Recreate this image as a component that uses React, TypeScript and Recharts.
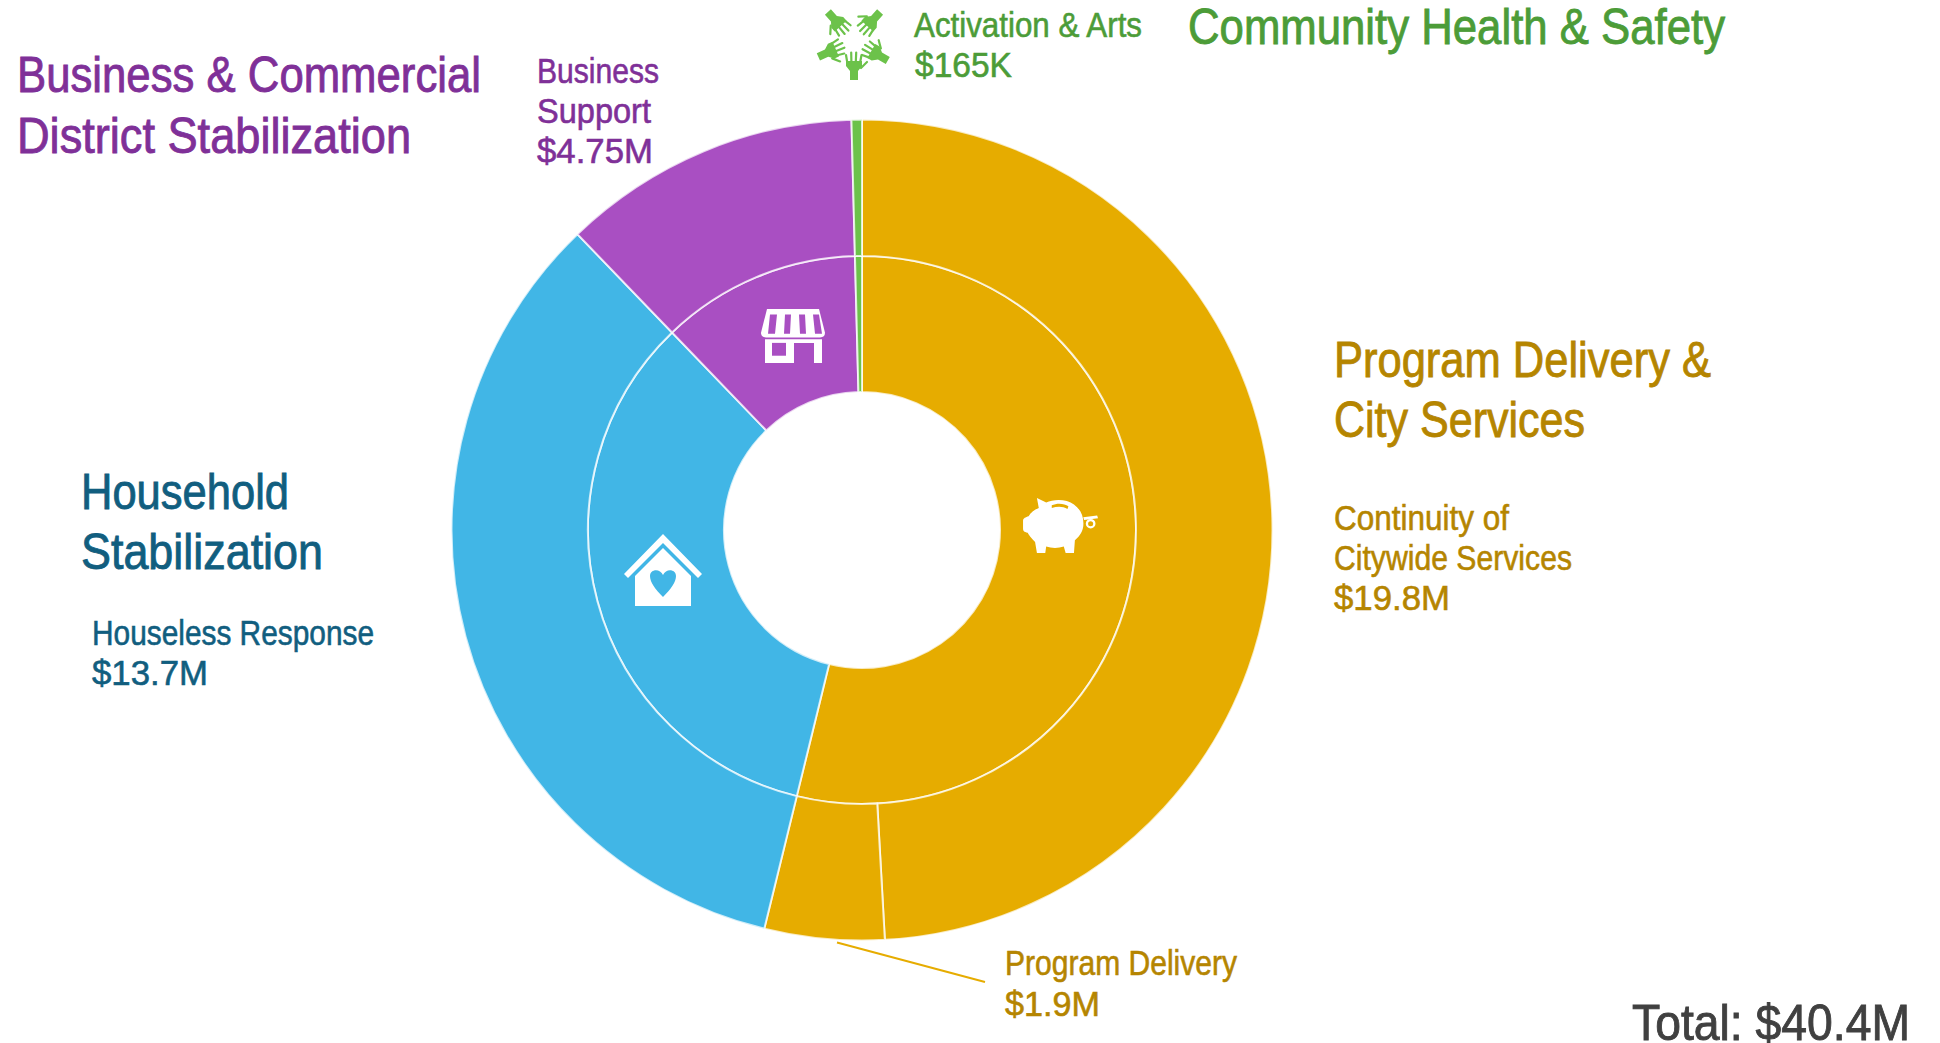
import React from "react";
import { PieChart, Pie } from "recharts";

// budget in $M
const programs = ["Continuity of Citywide Services", "Program Delivery", "Houseless Response", "Business Support", "Activation & Arts"];
const programValues = [19.8, 1.9, 13.7, 4.75, 0.165];
const programColors = ["#E6AC00", "#E6AC00", "#41B6E6", "#A94FC2", "#6CC24A"];

const groups = ["Program Delivery & City Services", "Household Stabilization", "Business & Commercial District Stabilization", "Community Health & Safety"];
const groupValues = [21.7, 13.7, 4.75, 0.165];
const groupColors = ["#E6AC00", "#41B6E6", "#A94FC2", "#6CC24A"];

const outerData = programs.map((name, i) => ({ name, value: programValues[i], fill: programColors[i] }));
const innerData = groups.map((name, i) => ({ name, value: groupValues[i], fill: groupColors[i] }));

const FONT = '"Liberation Sans Narrow", "Liberation Sans", sans-serif';
const GOLD_TEXT = "#B58500";
const TEAL_TEXT = "#115E7F";
const PURPLE_TEXT = "#7F3098";
const GREEN_TEXT = "#4C9C38";

// width is forced so the narrow font lines up with the original condensed face,
// thin stroke stands in for its medium weight
const Label = ({ x, y, w, size, color, children }: any) => (
  <text
    x={x}
    y={y}
    fontFamily={FONT}
    fontSize={size}
    fill={color}
    stroke={color}
    strokeWidth={size > 40 ? 0.9 : 0.6}
    textLength={w}
    lengthAdjust="spacingAndGlyphs"
  >
    {children}
  </text>
);

const StoreIcon = () => (
  <g fill="#fff" transform="translate(0 25.6) scale(1 0.917)">
    <path d="M767 309 H819 L825 335 Q825 340 820 340 H766 Q761 340 761 335 Z" />
    <path fill="#A94FC2" d="M770 315 H777 L775 336 H768 Z M785 315 H791 L790 336 H784 Z M799 315 H805 L806 336 H800 Z M813 315 H819 L822 336 H815 Z" />
    <path d="M765 345 H794 V368 H765 Z M814 345 H822 V368 H814 Z M765 342 H822 V346 H765 Z" />
    <rect x={772} y={346} width={14} height={14} fill="#A94FC2" />
  </g>
);

const HouseIcon = () => (
  <g fill="#fff" transform="translate(0 -20)">
    <path d="M663 554 L702 594 L698 598 L663 563 L628 598 L624 594 Z" />
    <path d="M663 568 L691 596 V626 H635 V596 Z" />
    <path fill="#41B6E6" d="M663 617 C655 609 650 602 650 596 C650 589 660 588 663 595 C666 588 676 589 676 596 C676 602 671 609 663 617 Z" />
  </g>
);

const PigIcon = () => (
  <g fill="#fff" transform="translate(81.3 27.6) scale(0.926 0.917)">
    <path d="M1032 513 L1042 518 C1050 514 1064 514 1072 520 C1080 526 1083 534 1082 544 C1081 552 1076 556 1073 559 L1072 573 H1063 L1061 566 C1055 568 1048 568 1042 566 L1041 573 H1032 L1030 561 C1026 557 1023 553 1022 551 C1018 550 1017 549 1017 546 V538 C1017 535 1020 534 1023 533 C1025 529 1029 526 1034 524 Z" />
    <path d="M1082 534 L1097 532 L1098 535 L1083 537 Z" />
    <circle cx={1090} cy={541} r={4} fill="none" stroke="#fff" strokeWidth={2.5} />
    <path fill="#E6AC00" d="M1048 521 C1054 518 1062 519 1066 522 L1065 525 C1060 522 1054 522 1048 524 Z" />
  </g>
);

// one hand pointing up at the middle, rotated round the ring five times
const handAngles = [0, 66, 138, 222, 300];
const HandsIcon = () => (
  <g transform="translate(854 41)">
    {handAngles.map((a) => (
      <g key={a} transform={`rotate(${a})`} fill="#6CC24A" stroke="#6CC24A" strokeLinecap="round">
        <path stroke="none" d="M-4 39 V30 L-8 25 V20 H8 V25 L4 30 V39 Z" />
        <g strokeWidth={2.2} fill="none">
          <path d="M-6.8 21 L-8 14" />
          <path d="M-2.6 21 L-2.8 11.5" />
          <path d="M1.8 21 L2.2 11.5" />
          <path d="M6.2 21 L7.5 14" />
          <path d="M7 27 L13 21" />
        </g>
      </g>
    ))}
  </g>
);

export default function App() {
  return (
    <div style={{ position: "absolute", left: 0, top: 0, width: 1940, height: 1043, background: "#fff" }}>
      <PieChart width={1940} height={1043} margin={{ top: 0, right: 0, bottom: 0, left: 0 }}>
        <Pie
          data={innerData}
          dataKey="value"
          nameKey="name"
          cx={862}
          cy={530}
          innerRadius={138}
          outerRadius={274}
          startAngle={90}
          endAngle={-270}
          stroke="#fff"
          strokeOpacity={0.75}
          strokeWidth={2}
          isAnimationActive={false}
        />
        <Pie
          data={outerData}
          dataKey="value"
          nameKey="name"
          cx={862}
          cy={530}
          innerRadius={274}
          outerRadius={410.5}
          startAngle={90}
          endAngle={-270}
          stroke="#fff"
          strokeOpacity={0.75}
          strokeWidth={2}
          isAnimationActive={false}
        />

        <line x1={837} y1={942.5} x2={985} y2={982} stroke="#E6AC00" strokeWidth={2} />

        <Label x={17} y={91.5} w={464} size={50} color={PURPLE_TEXT}>Business &amp; Commercial</Label>
        <Label x={17} y={152.5} w={394} size={50} color={PURPLE_TEXT}>District Stabilization</Label>
        <Label x={537} y={83} w={122} size={35} color={PURPLE_TEXT}>Business</Label>
        <Label x={537} y={123} w={114} size={35} color={PURPLE_TEXT}>Support</Label>
        <Label x={537} y={163} w={116} size={35} color={PURPLE_TEXT}>$4.75M</Label>

        <Label x={914} y={37} w={228} size={35} color={GREEN_TEXT}>Activation &amp; Arts</Label>
        <Label x={915} y={77} w={97} size={35} color={GREEN_TEXT}>$165K</Label>
        <Label x={1188} y={44} w={537} size={50} color={GREEN_TEXT}>Community Health &amp; Safety</Label>

        <Label x={1334} y={377} w={377} size={50} color={GOLD_TEXT}>Program Delivery &amp;</Label>
        <Label x={1334} y={437} w={251} size={50} color={GOLD_TEXT}>City Services</Label>
        <Label x={1334} y={530} w={175} size={35} color={GOLD_TEXT}>Continuity of</Label>
        <Label x={1334} y={570} w={238} size={35} color={GOLD_TEXT}>Citywide Services</Label>
        <Label x={1334} y={610} w={116} size={35} color={GOLD_TEXT}>$19.8M</Label>

        <Label x={81} y={509} w={208} size={50} color={TEAL_TEXT}>Household</Label>
        <Label x={81} y={569} w={242} size={50} color={TEAL_TEXT}>Stabilization</Label>
        <Label x={92} y={645} w={282} size={35} color={TEAL_TEXT}>Houseless Response</Label>
        <Label x={92} y={685} w={116} size={35} color={TEAL_TEXT}>$13.7M</Label>

        <Label x={1005} y={975} w={232} size={35} color={GOLD_TEXT}>Program Delivery</Label>
        <Label x={1005} y={1016} w={95} size={35} color={GOLD_TEXT}>$1.9M</Label>

        <Label x={1632} y={1040} w={278} size={50} color="#404040">Total: $40.4M</Label>
      </PieChart>
      {/* Pie paints over plain chart children, so the icons go in a layer on top */}
      <svg width={1940} height={1043} style={{ position: "absolute", left: 0, top: 0, pointerEvents: "none" }}>
        <StoreIcon />
        <HouseIcon />
        <PigIcon />
        <HandsIcon />
      </svg>
    </div>
  );
}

****

SHORT PROBLEM: Please reproduce the listing exactly from its opening line through the line that contains "const innerData = groups.map((name, i)", both included, with all pictures omitted.

CORRECT RESPONSE:
Recreate this image as a component that uses React, TypeScript and Recharts.
import React from "react";
import { PieChart, Pie } from "recharts";

// budget in $M
const programs = ["Continuity of Citywide Services", "Program Delivery", "Houseless Response", "Business Support", "Activation & Arts"];
const programValues = [19.8, 1.9, 13.7, 4.75, 0.165];
const programColors = ["#E6AC00", "#E6AC00", "#41B6E6", "#A94FC2", "#6CC24A"];

const groups = ["Program Delivery & City Services", "Household Stabilization", "Business & Commercial District Stabilization", "Community Health & Safety"];
const groupValues = [21.7, 13.7, 4.75, 0.165];
const groupColors = ["#E6AC00", "#41B6E6", "#A94FC2", "#6CC24A"];

const outerData = programs.map((name, i) => ({ name, value: programValues[i], fill: programColors[i] }));
const innerData = groups.map((name, i) => ({ name, value: groupValues[i], fill: groupColors[i] }));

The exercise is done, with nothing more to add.